*GIVEN EXERCISE*:
Drop the pictures from the entries below, then reproduce the rest exactly.

*DATA TO USE*:
- - -

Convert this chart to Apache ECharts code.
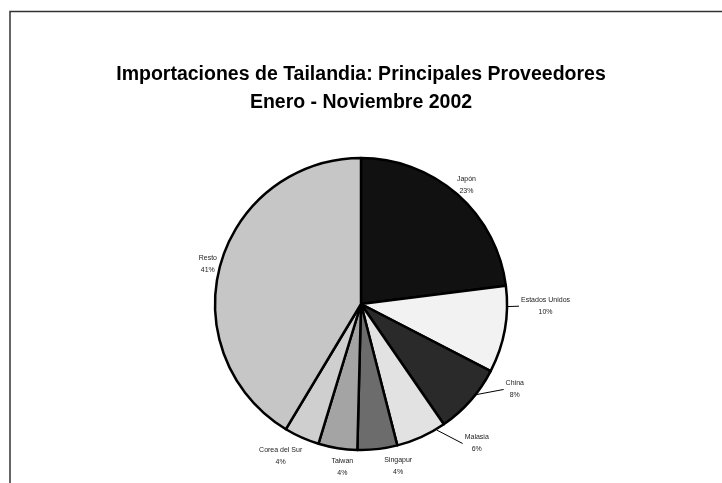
<!DOCTYPE html>
<html>
<head>
<meta charset="utf-8">
<script src="https://cdn.jsdelivr.net/npm/echarts@6/dist/echarts.min.js"></script>
<style>
  html, body { margin: 0; padding: 0; background: #fff; overflow: hidden; }
  #main { width: 722px; height: 483px; }
</style>
</head>
<body>
<div id="main"></div>
<script>
// datos: participación (%) en las importaciones, ene-nov 2002
const paises = ['Japón', 'Estados Unidos', 'China', 'Malasia', 'Singapur', 'Taiwan', 'Corea del Sur', 'Resto'];
const participacion = [23.0, 9.6, 7.8, 5.6, 4.4, 4.3, 3.9, 41.4];

// estilo de cada porción (tonos de gris como el original)
const colores = ['#111111', '#f2f2f2', '#2a2a2a', '#e2e2e2', '#6c6c6c', '#a4a4a4', '#cfcfcf', '#c6c6c6'];
// desplazamiento de las etiquetas respecto a la posición radial
const ajusteEtiqueta = [[-1, 2], [26, -26], [33, -21], [49, -7], [19, 2], [7, 4], [-15, 5], [2, 3]];
// ángulo (grados, desde las 12 en sentido horario) donde arranca la línea guía
const lineaGuia = [null, 91, 128, 149, null, null, null, null];

const cx = 361, cy = 304, R = 146, sep = 15;

const total = participacion.reduce((a, b) => a + b, 0);
const medios = [];
let acum = 0;
participacion.forEach(v => {
  medios.push((acum + v / 2) / total * Math.PI * 2);
  acum += v;
});

const chart = echarts.init(document.getElementById('main'));

const option = {
  backgroundColor: '#fff',
  animation: false,
  title: {
    text: 'Importaciones de Tailandia: Principales Proveedores\nEnero - Noviembre 2002',
    left: 'center',
    top: 61,
    padding: 0,
    textStyle: {
      fontFamily: 'Arial, "Liberation Sans"',
      fontSize: 19.5,
      fontWeight: 'bold',
      lineHeight: 28,
      color: '#000'
    }
  },
  graphic: [{
    type: 'rect',
    silent: true,
    z: -10,
    shape: { x: 10, y: 11.5, width: 760, height: 520 },
    style: { fill: 'none', stroke: '#333', lineWidth: 1.5 }
  }],
  series: [{
    type: 'pie',
    center: [cx, cy],
    radius: R,
    startAngle: 90,
    clockwise: true,
    avoidLabelOverlap: false,
    data: paises.map((p, i) => ({
      name: p,
      value: participacion[i],
      itemStyle: { color: colores[i] },
      labelLine: { show: lineaGuia[i] !== null }
    })),
    itemStyle: {
      borderColor: '#000',
      borderWidth: 2.5
    },
    label: {
      show: true,
      position: 'outside',
      fontFamily: 'Arial, "Liberation Sans"',
      fontSize: 7,
      lineHeight: 12,
      color: '#222',
      formatter: function (params) {
        return params.name + '\n' + Math.round(params.percent) + '%';
      }
    },
    labelLine: {
      show: true,
      length: 6,
      length2: 4,
      lineStyle: { color: '#000', width: 1 }
    },
    labelLayout: function (params) {
      const i = params.dataIndex;
      const a = medios[i];
      const x = cx + (R + sep) * Math.sin(a) + ajusteEtiqueta[i][0];
      const y = cy - (R + sep) * Math.cos(a) + ajusteEtiqueta[i][1];
      const out = { x: x, y: y, align: 'center', verticalAlign: 'middle' };
      if (lineaGuia[i] !== null) {
        const g = lineaGuia[i] * Math.PI / 180;
        const left = x - params.labelRect.width / 2 - 2;
        out.labelLinePoints = [
          [cx + (R + 1) * Math.sin(g), cy - (R + 1) * Math.cos(g)],
          [left, y],
          [left, y]
        ];
      }
      return out;
    }
  }]
};

chart.setOption(option);
</script>
</body>
</html>
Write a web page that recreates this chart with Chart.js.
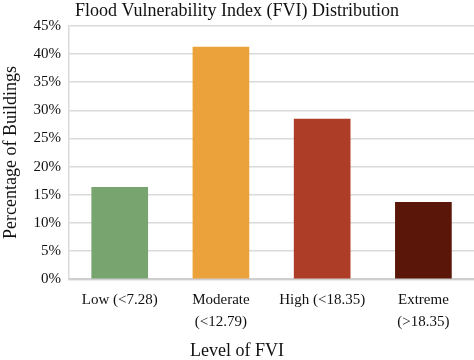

- - -

*OUTPUT OF THE EXERCISE*:
Convert this chart to Apache ECharts code.
<!DOCTYPE html>
<html>
<head>
<meta charset="utf-8">
<script src="https://cdn.jsdelivr.net/npm/echarts@6/dist/echarts.min.js"></script>
<style>
  html, body { margin: 0; padding: 0; background: #fff; overflow: hidden; }
  #main { width: 722px; height: 483px; }
</style>
</head>
<body>
<div id="main"></div>
<script>
// datos: participación (%) en las importaciones, ene-nov 2002
const paises = ['Japón', 'Estados Unidos', 'China', 'Malasia', 'Singapur', 'Taiwan', 'Corea del Sur', 'Resto'];
const participacion = [23.0, 9.6, 7.8, 5.6, 4.4, 4.3, 3.9, 41.4];

// estilo de cada porción (tonos de gris como el original)
const colores = ['#111111', '#f2f2f2', '#2a2a2a', '#e2e2e2', '#6c6c6c', '#a4a4a4', '#cfcfcf', '#c6c6c6'];
// desplazamiento de las etiquetas respecto a la posición radial
const ajusteEtiqueta = [[-1, 2], [26, -26], [33, -21], [49, -7], [19, 2], [7, 4], [-15, 5], [2, 3]];
// ángulo (grados, desde las 12 en sentido horario) donde arranca la línea guía
const lineaGuia = [null, 91, 128, 149, null, null, null, null];

const cx = 361, cy = 304, R = 146, sep = 15;

const total = participacion.reduce((a, b) => a + b, 0);
const medios = [];
let acum = 0;
participacion.forEach(v => {
  medios.push((acum + v / 2) / total * Math.PI * 2);
  acum += v;
});

const chart = echarts.init(document.getElementById('main'));

const option = {
  backgroundColor: '#fff',
  animation: false,
  title: {
    text: 'Importaciones de Tailandia: Principales Proveedores\nEnero - Noviembre 2002',
    left: 'center',
    top: 61,
    padding: 0,
    textStyle: {
      fontFamily: 'Arial, "Liberation Sans"',
      fontSize: 19.5,
      fontWeight: 'bold',
      lineHeight: 28,
      color: '#000'
    }
  },
  graphic: [{
    type: 'rect',
    silent: true,
    z: -10,
    shape: { x: 10, y: 11.5, width: 760, height: 520 },
    style: { fill: 'none', stroke: '#333', lineWidth: 1.5 }
  }],
  series: [{
    type: 'pie',
    center: [cx, cy],
    radius: R,
    startAngle: 90,
    clockwise: true,
    avoidLabelOverlap: false,
    data: paises.map((p, i) => ({
      name: p,
      value: participacion[i],
      itemStyle: { color: colores[i] },
      labelLine: { show: lineaGuia[i] !== null }
    })),
    itemStyle: {
      borderColor: '#000',
      borderWidth: 2.5
    },
    label: {
      show: true,
      position: 'outside',
      fontFamily: 'Arial, "Liberation Sans"',
      fontSize: 7,
      lineHeight: 12,
      color: '#222',
      formatter: function (params) {
        return params.name + '\n' + Math.round(params.percent) + '%';
      }
    },
    labelLine: {
      show: true,
      length: 6,
      length2: 4,
      lineStyle: { color: '#000', width: 1 }
    },
    labelLayout: function (params) {
      const i = params.dataIndex;
      const a = medios[i];
      const x = cx + (R + sep) * Math.sin(a) + ajusteEtiqueta[i][0];
      const y = cy - (R + sep) * Math.cos(a) + ajusteEtiqueta[i][1];
      const out = { x: x, y: y, align: 'center', verticalAlign: 'middle' };
      if (lineaGuia[i] !== null) {
        const g = lineaGuia[i] * Math.PI / 180;
        const left = x - params.labelRect.width / 2 - 2;
        out.labelLinePoints = [
          [cx + (R + 1) * Math.sin(g), cy - (R + 1) * Math.cos(g)],
          [left, y],
          [left, y]
        ];
      }
      return out;
    }
  }]
};

chart.setOption(option);
</script>
</body>
</html>
Write a web page that recreates this chart with Chart.js.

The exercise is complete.